• **Given exercise**
Your copy of the material below should match it exactly, except that it holds no pictures.

Charts and diagrams as code:
####

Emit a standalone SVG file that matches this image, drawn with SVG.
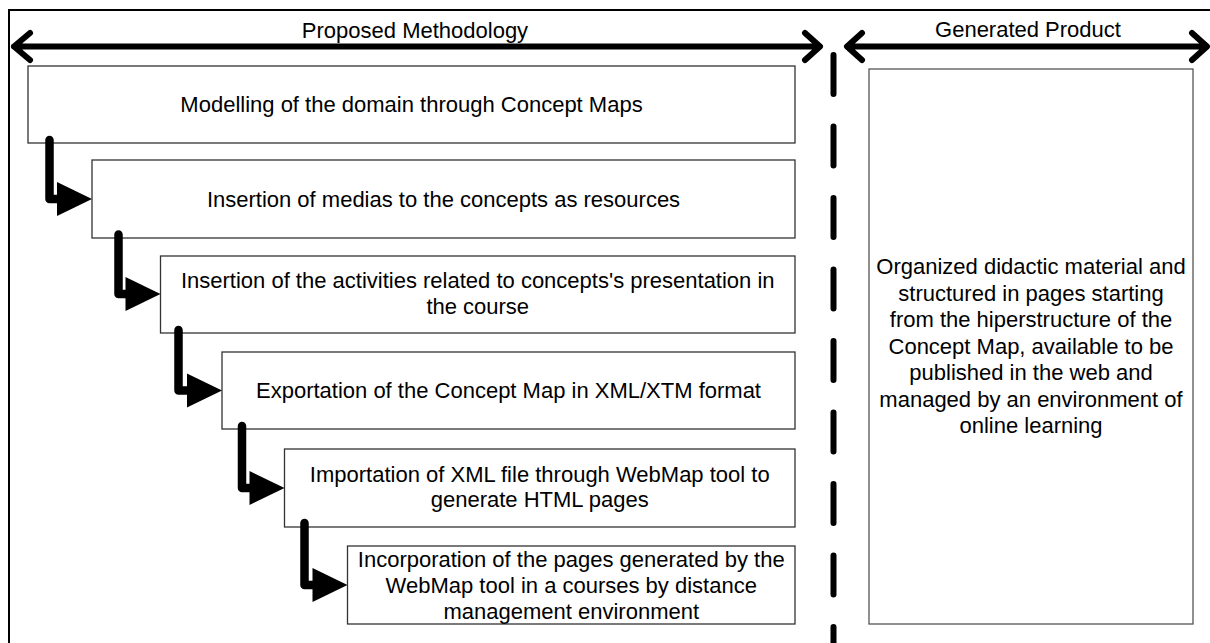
<svg xmlns="http://www.w3.org/2000/svg" width="1210" height="643" viewBox="0 0 1210 643">
<style>
  text { font-family: "Liberation Sans", Arial, sans-serif; font-size: 22px; fill: #000; text-anchor: middle; }
  .box { fill: #fff; stroke: #333; stroke-width: 1.3; }
  .pbox { fill: #fff; stroke: #555; stroke-width: 1.3; }
  .arrowline { fill: none; stroke: #000; stroke-width: 6; stroke-linecap: round; stroke-linejoin: round; }
  .conn { fill: none; stroke: #000; stroke-width: 8.5; stroke-linecap: round; stroke-linejoin: round; }
  .head { fill: #000; stroke: none; }
  .divider { fill: none; stroke: #000; stroke-width: 6; stroke-linecap: round; stroke-dasharray: 39 32.5; }
</style>
<rect x="0" y="0" width="1210" height="643" fill="#fff"/>
<rect x="9" y="10" width="1215" height="650" fill="none" stroke="#000" stroke-width="2"/>

<g id="headers">
  <text x="415" y="38">Proposed Methodology</text>
  <path class="arrowline" d="M14,46.5 H819 M30,33 L14,46.5 L30,60 M805,33 L820,46.5 L805,60"/>
  <text x="1028" y="37">Generated Product</text>
  <path class="arrowline" d="M848,46.5 H1206 M862,33 L847,46.5 L862,60 M1192,33 L1207,46.5 L1192,60"/>
</g>

<g id="divider">
  <path class="divider" d="M833.5,55 V660"/>
</g>

<g id="step1">
  <rect class="box" x="28" y="66" width="767" height="77"/>
  <text x="411.5" y="112">Modelling of the domain through Concept Maps</text>
</g>
<g id="step2">
  <rect class="box" x="92" y="160" width="703" height="78"/>
  <text x="443.5" y="207">Insertion of medias to the concepts as resources</text>
</g>
<g id="step3">
  <rect class="box" x="160.5" y="256" width="634.5" height="77"/>
  <text x="477.75" y="288">Insertion of the activities related to concepts's presentation in</text>
  <text x="477.75" y="314">the course</text>
</g>
<g id="step4">
  <rect class="box" x="222" y="352" width="573" height="77"/>
  <text x="508.5" y="398">Exportation of the Concept Map in XML/XTM format</text>
</g>
<g id="step5">
  <rect class="box" x="284.5" y="449" width="510.5" height="78"/>
  <text x="539.75" y="482">Importation of XML file through WebMap tool to</text>
  <text x="539.75" y="507">generate HTML pages</text>
</g>
<g id="step6">
  <rect class="box" x="347.5" y="546" width="447.5" height="78"/>
  <text x="571.25" y="566.5">Incorporation of the pages generated by the</text>
  <text x="571.25" y="592.5">WebMap tool in a courses by distance</text>
  <text x="571.25" y="618.5">management environment</text>
</g>

<g id="product">
  <rect class="pbox" x="869" y="69" width="324" height="555"/>
  <text x="1031" y="274">Organized didactic material and</text>
  <text x="1031" y="300.5">structured in pages starting</text>
  <text x="1031" y="327">from the hiperstructure of the</text>
  <text x="1031" y="353.5">Concept Map, available to be</text>
  <text x="1031" y="380">published in the web and</text>
  <text x="1031" y="406.5">managed by an environment of</text>
  <text x="1031" y="433">online learning</text>
</g>

<g id="connectors">
  <path class="conn" d="M49.5,140 V199 H58"/>
  <polygon class="head" points="57,182 92,199 57,216"/>
  <path class="conn" d="M118.5,234.5 V294 H126"/>
  <polygon class="head" points="125.5,277 160.5,294 125.5,311"/>
  <path class="conn" d="M178.5,330 V390.5 H188"/>
  <polygon class="head" points="187,373.5 222,390.5 187,407.5"/>
  <path class="conn" d="M242,426 V488 H250"/>
  <polygon class="head" points="249.5,471 284.5,488 249.5,505"/>
  <path class="conn" d="M304.5,523 V585 H313"/>
  <polygon class="head" points="312.5,568 347.5,585 312.5,602"/>
</g>
</svg>
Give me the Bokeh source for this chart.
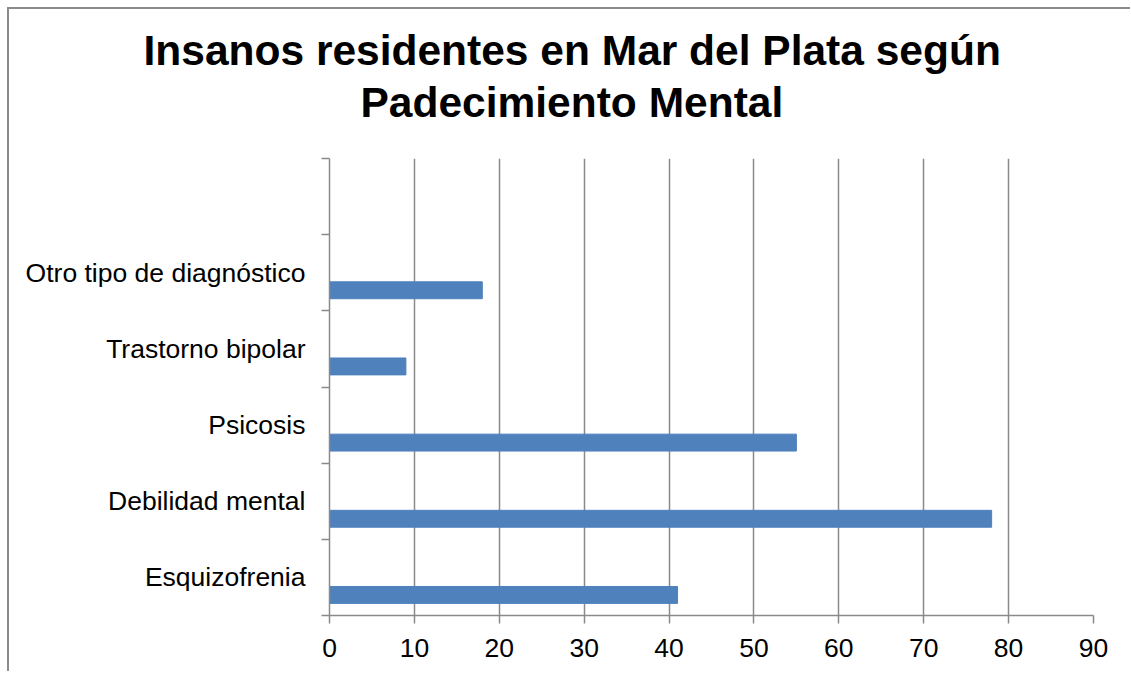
from bokeh.plotting import figure
from bokeh.models import Range1d, FixedTicker, ColumnDataSource, Title
from bokeh.embed import file_html
from bokeh.resources import INLINE

# ---- data ----
categories = ["Esquizofrenia", "Debilidad mental", "Psicosis",
              "Trastorno bipolar", "Otro tipo de diagnóstico", ""]
values = [41, 78, 55, 9, 18]
x_ticks = [0, 10, 20, 30, 40, 50, 60, 70, 80, 90]
title_lines = ["Insanos residentes en Mar del Plata según", "Padecimiento Mental"]

# ---- style ----
BAR = "#4F81BD"
GRID = "#8A8A8A"
FONT = "Liberation Sans"
bar_offset = 0.27     # first-series position inside each category slot
bar_height = 0.222

n_slots = len(categories)
src = ColumnDataSource(dict(
    y=[i + bar_offset for i in range(len(values))],
    right=values,
    cat=categories[:len(values)],
))

p = figure(
    x_range=Range1d(x_ticks[0], x_ticks[-1]),
    y_range=Range1d(0, n_slots),
    frame_width=764, frame_height=457,
    min_border_left=320, min_border_right=37,
    min_border_top=149, min_border_bottom=56,
    output_backend="svg", toolbar_location=None,
)
p.margin = (7, 0, 0, 7)

p.hbar(y="y", left=0, right="right", height=bar_height, source=src,
       fill_color=BAR, line_color=BAR, line_width=1)

# title: one Title per line (first added sits closest to the frame),
# left aligned with pixel offsets to mimic centring; a blank spacer first
p.title.visible = False
p.add_layout(Title(text=" ", text_font_size="1px", standoff=29), "above")
for line, off, so in reversed(list(zip(title_lines, [-186, 31], [3, 2]))):
    p.add_layout(Title(text=line, align="left", offset=off, standoff=so,
                       text_font=FONT, text_font_size="42.5px",
                       text_font_style="bold", text_color="black"), "above")

# x axis
p.xaxis.ticker = FixedTicker(ticks=x_ticks)
p.xaxis.axis_line_color = GRID
p.xaxis.axis_line_width = 1.5
p.xaxis.major_tick_line_color = GRID
p.xaxis.major_tick_line_width = 1.5
p.xaxis.major_tick_out = 8
p.xaxis.major_tick_in = 0
p.xaxis.minor_tick_line_color = None
p.xaxis.major_label_text_font = FONT
p.xaxis.major_label_text_font_size = "26.5px"
p.xaxis.major_label_text_color = "black"
p.xaxis.major_label_standoff = 15

# y axis: labels at slot centres, tick marks at slot boundaries
p.yaxis.ticker = FixedTicker(ticks=[i + 0.5 for i in range(n_slots)],
                             minor_ticks=list(range(n_slots + 1)))
p.yaxis.major_label_overrides = {i + 0.5: c for i, c in enumerate(categories)}
p.yaxis.axis_line_color = GRID
p.yaxis.axis_line_width = 1.5
p.yaxis.major_tick_line_color = None
p.yaxis.major_tick_out = 0
p.yaxis.major_tick_in = 0
p.yaxis.minor_tick_line_color = GRID
p.yaxis.minor_tick_line_width = 1.5
p.yaxis.minor_tick_out = 8
p.yaxis.minor_tick_in = 0
p.yaxis.major_label_text_font = FONT
p.yaxis.major_label_text_font_size = "26.5px"
p.yaxis.major_label_text_color = "black"
p.yaxis.major_label_standoff = 16

# grid
p.xgrid.ticker = FixedTicker(ticks=x_ticks)
p.xgrid.grid_line_color = GRID
p.xgrid.grid_line_width = 1.5
p.ygrid.visible = False
p.outline_line_color = None
p.background_fill_color = "white"
p.border_fill_color = "white"

p.styles = {"border-left": "2px solid #8A8A8A", "border-top": "2px solid #8A8A8A"}

open("out.html", "w").write(file_html(p, INLINE))
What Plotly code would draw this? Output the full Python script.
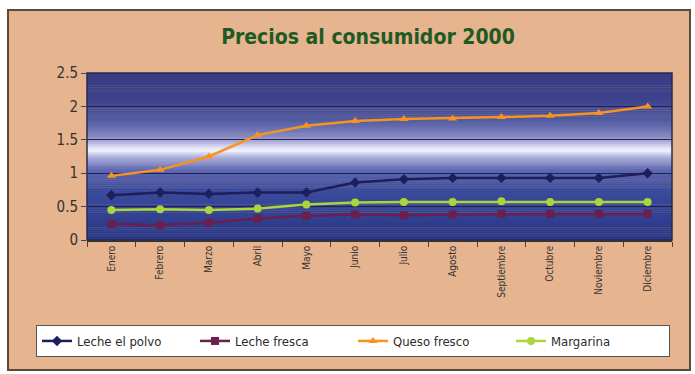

####

• **Task output**
Emit a standalone SVG file that matches this image, drawn with SVG.
<svg xmlns="http://www.w3.org/2000/svg" width="1210" height="643" viewBox="0 0 1210 643">
<style>
  text { font-family: "Liberation Sans", Arial, sans-serif; font-size: 22px; fill: #000; text-anchor: middle; }
  .box { fill: #fff; stroke: #333; stroke-width: 1.3; }
  .pbox { fill: #fff; stroke: #555; stroke-width: 1.3; }
  .arrowline { fill: none; stroke: #000; stroke-width: 6; stroke-linecap: round; stroke-linejoin: round; }
  .conn { fill: none; stroke: #000; stroke-width: 8.5; stroke-linecap: round; stroke-linejoin: round; }
  .head { fill: #000; stroke: none; }
  .divider { fill: none; stroke: #000; stroke-width: 6; stroke-linecap: round; stroke-dasharray: 39 32.5; }
</style>
<rect x="0" y="0" width="1210" height="643" fill="#fff"/>
<rect x="9" y="10" width="1215" height="650" fill="none" stroke="#000" stroke-width="2"/>

<g id="headers">
  <text x="415" y="38">Proposed Methodology</text>
  <path class="arrowline" d="M14,46.5 H819 M30,33 L14,46.5 L30,60 M805,33 L820,46.5 L805,60"/>
  <text x="1028" y="37">Generated Product</text>
  <path class="arrowline" d="M848,46.5 H1206 M862,33 L847,46.5 L862,60 M1192,33 L1207,46.5 L1192,60"/>
</g>

<g id="divider">
  <path class="divider" d="M833.5,55 V660"/>
</g>

<g id="step1">
  <rect class="box" x="28" y="66" width="767" height="77"/>
  <text x="411.5" y="112">Modelling of the domain through Concept Maps</text>
</g>
<g id="step2">
  <rect class="box" x="92" y="160" width="703" height="78"/>
  <text x="443.5" y="207">Insertion of medias to the concepts as resources</text>
</g>
<g id="step3">
  <rect class="box" x="160.5" y="256" width="634.5" height="77"/>
  <text x="477.75" y="288">Insertion of the activities related to concepts's presentation in</text>
  <text x="477.75" y="314">the course</text>
</g>
<g id="step4">
  <rect class="box" x="222" y="352" width="573" height="77"/>
  <text x="508.5" y="398">Exportation of the Concept Map in XML/XTM format</text>
</g>
<g id="step5">
  <rect class="box" x="284.5" y="449" width="510.5" height="78"/>
  <text x="539.75" y="482">Importation of XML file through WebMap tool to</text>
  <text x="539.75" y="507">generate HTML pages</text>
</g>
<g id="step6">
  <rect class="box" x="347.5" y="546" width="447.5" height="78"/>
  <text x="571.25" y="566.5">Incorporation of the pages generated by the</text>
  <text x="571.25" y="592.5">WebMap tool in a courses by distance</text>
  <text x="571.25" y="618.5">management environment</text>
</g>

<g id="product">
  <rect class="pbox" x="869" y="69" width="324" height="555"/>
  <text x="1031" y="274">Organized didactic material and</text>
  <text x="1031" y="300.5">structured in pages starting</text>
  <text x="1031" y="327">from the hiperstructure of the</text>
  <text x="1031" y="353.5">Concept Map, available to be</text>
  <text x="1031" y="380">published in the web and</text>
  <text x="1031" y="406.5">managed by an environment of</text>
  <text x="1031" y="433">online learning</text>
</g>

<g id="connectors">
  <path class="conn" d="M49.5,140 V199 H58"/>
  <polygon class="head" points="57,182 92,199 57,216"/>
  <path class="conn" d="M118.5,234.5 V294 H126"/>
  <polygon class="head" points="125.5,277 160.5,294 125.5,311"/>
  <path class="conn" d="M178.5,330 V390.5 H188"/>
  <polygon class="head" points="187,373.5 222,390.5 187,407.5"/>
  <path class="conn" d="M242,426 V488 H250"/>
  <polygon class="head" points="249.5,471 284.5,488 249.5,505"/>
  <path class="conn" d="M304.5,523 V585 H313"/>
  <polygon class="head" points="312.5,568 347.5,585 312.5,602"/>
</g>
</svg>
Give me the Bokeh source for this chart.
from bokeh.plotting import figure
from bokeh.models import Range1d, FixedTicker, ColumnDataSource, Title
from bokeh.embed import file_html
from bokeh.resources import INLINE

# ---- data ----
categories = ["Esquizofrenia", "Debilidad mental", "Psicosis",
              "Trastorno bipolar", "Otro tipo de diagnóstico", ""]
values = [41, 78, 55, 9, 18]
x_ticks = [0, 10, 20, 30, 40, 50, 60, 70, 80, 90]
title_lines = ["Insanos residentes en Mar del Plata según", "Padecimiento Mental"]

# ---- style ----
BAR = "#4F81BD"
GRID = "#8A8A8A"
FONT = "Liberation Sans"
bar_offset = 0.27     # first-series position inside each category slot
bar_height = 0.222

n_slots = len(categories)
src = ColumnDataSource(dict(
    y=[i + bar_offset for i in range(len(values))],
    right=values,
    cat=categories[:len(values)],
))

p = figure(
    x_range=Range1d(x_ticks[0], x_ticks[-1]),
    y_range=Range1d(0, n_slots),
    frame_width=764, frame_height=457,
    min_border_left=320, min_border_right=37,
    min_border_top=149, min_border_bottom=56,
    output_backend="svg", toolbar_location=None,
)
p.margin = (7, 0, 0, 7)

p.hbar(y="y", left=0, right="right", height=bar_height, source=src,
       fill_color=BAR, line_color=BAR, line_width=1)

# title: one Title per line (first added sits closest to the frame),
# left aligned with pixel offsets to mimic centring; a blank spacer first
p.title.visible = False
p.add_layout(Title(text=" ", text_font_size="1px", standoff=29), "above")
for line, off, so in reversed(list(zip(title_lines, [-186, 31], [3, 2]))):
    p.add_layout(Title(text=line, align="left", offset=off, standoff=so,
                       text_font=FONT, text_font_size="42.5px",
                       text_font_style="bold", text_color="black"), "above")

# x axis
p.xaxis.ticker = FixedTicker(ticks=x_ticks)
p.xaxis.axis_line_color = GRID
p.xaxis.axis_line_width = 1.5
p.xaxis.major_tick_line_color = GRID
p.xaxis.major_tick_line_width = 1.5
p.xaxis.major_tick_out = 8
p.xaxis.major_tick_in = 0
p.xaxis.minor_tick_line_color = None
p.xaxis.major_label_text_font = FONT
p.xaxis.major_label_text_font_size = "26.5px"
p.xaxis.major_label_text_color = "black"
p.xaxis.major_label_standoff = 15

# y axis: labels at slot centres, tick marks at slot boundaries
p.yaxis.ticker = FixedTicker(ticks=[i + 0.5 for i in range(n_slots)],
                             minor_ticks=list(range(n_slots + 1)))
p.yaxis.major_label_overrides = {i + 0.5: c for i, c in enumerate(categories)}
p.yaxis.axis_line_color = GRID
p.yaxis.axis_line_width = 1.5
p.yaxis.major_tick_line_color = None
p.yaxis.major_tick_out = 0
p.yaxis.major_tick_in = 0
p.yaxis.minor_tick_line_color = GRID
p.yaxis.minor_tick_line_width = 1.5
p.yaxis.minor_tick_out = 8
p.yaxis.minor_tick_in = 0
p.yaxis.major_label_text_font = FONT
p.yaxis.major_label_text_font_size = "26.5px"
p.yaxis.major_label_text_color = "black"
p.yaxis.major_label_standoff = 16

# grid
p.xgrid.ticker = FixedTicker(ticks=x_ticks)
p.xgrid.grid_line_color = GRID
p.xgrid.grid_line_width = 1.5
p.ygrid.visible = False
p.outline_line_color = None
p.background_fill_color = "white"
p.border_fill_color = "white"

p.styles = {"border-left": "2px solid #8A8A8A", "border-top": "2px solid #8A8A8A"}

open("out.html", "w").write(file_html(p, INLINE))
What Plotly code would draw this? Output the full Python script.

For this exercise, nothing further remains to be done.